After the weather prospects, traffic will probably be of most concern for people hoping to see the total solar eclipse on August 21, 2017. As with all solar eclipses that sweep through populated areas, there is often traffic congestion. As the date draws ever closer, the media (including social media) will burst in to life creating a spike of interest in the event. Many Americans may not have planned ahead and decide to get out on the roads, freeways and interstates to attempt to get in to the 70 mile wide path of totality where they can witness this beautiful, once-in-a-lifetime experience. To help people make better plans, below are some very useful charts and statistics related to travel times, estimated visitors and traffic during the event.
Drive times to the centreline
The map below illustrates estimated drive times extending outward from the centreline of totality. This brilliant map provided courtesy of Michael Zeiler, reflects average highway speeds across the USA. Click to enlarge.

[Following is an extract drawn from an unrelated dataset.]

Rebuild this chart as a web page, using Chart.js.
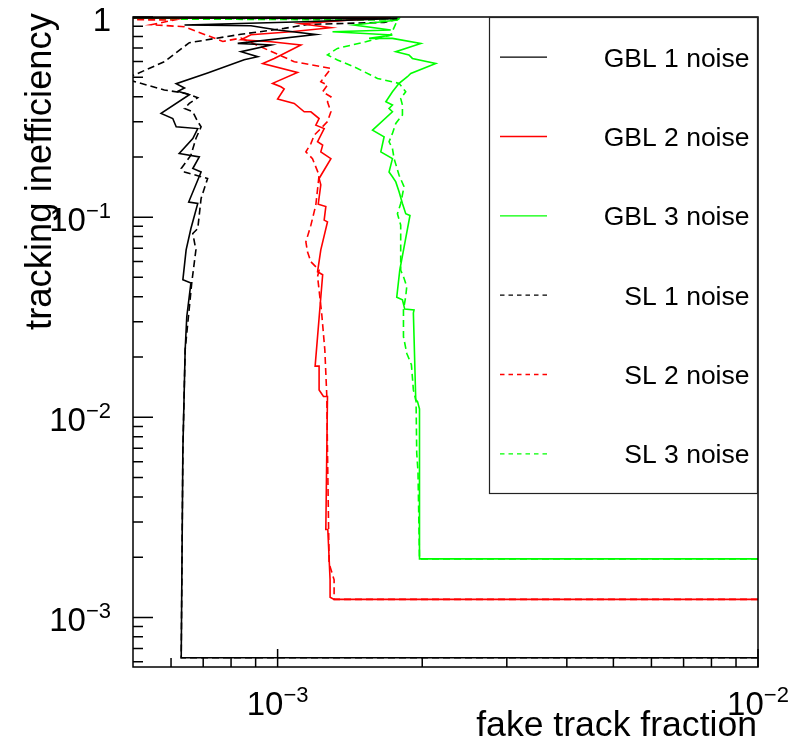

Driveshed map of the solar eclipse
Another map by Michael Zeiler this time illustrating where cars can drive the quickest route to destinations in the path of totality. It features drive paths from every county in the USA. Click to enlarge
Which state will have the most visitors?
Despite unfavourable average weather conditions, according to studies, South Carolina is estimated to have the largest number of visitors. This is predicted to be from between 500,000 and 2.2 million visitors. Tennessee comes in second with an estimated visitation population between 360,000 to 1.4 million.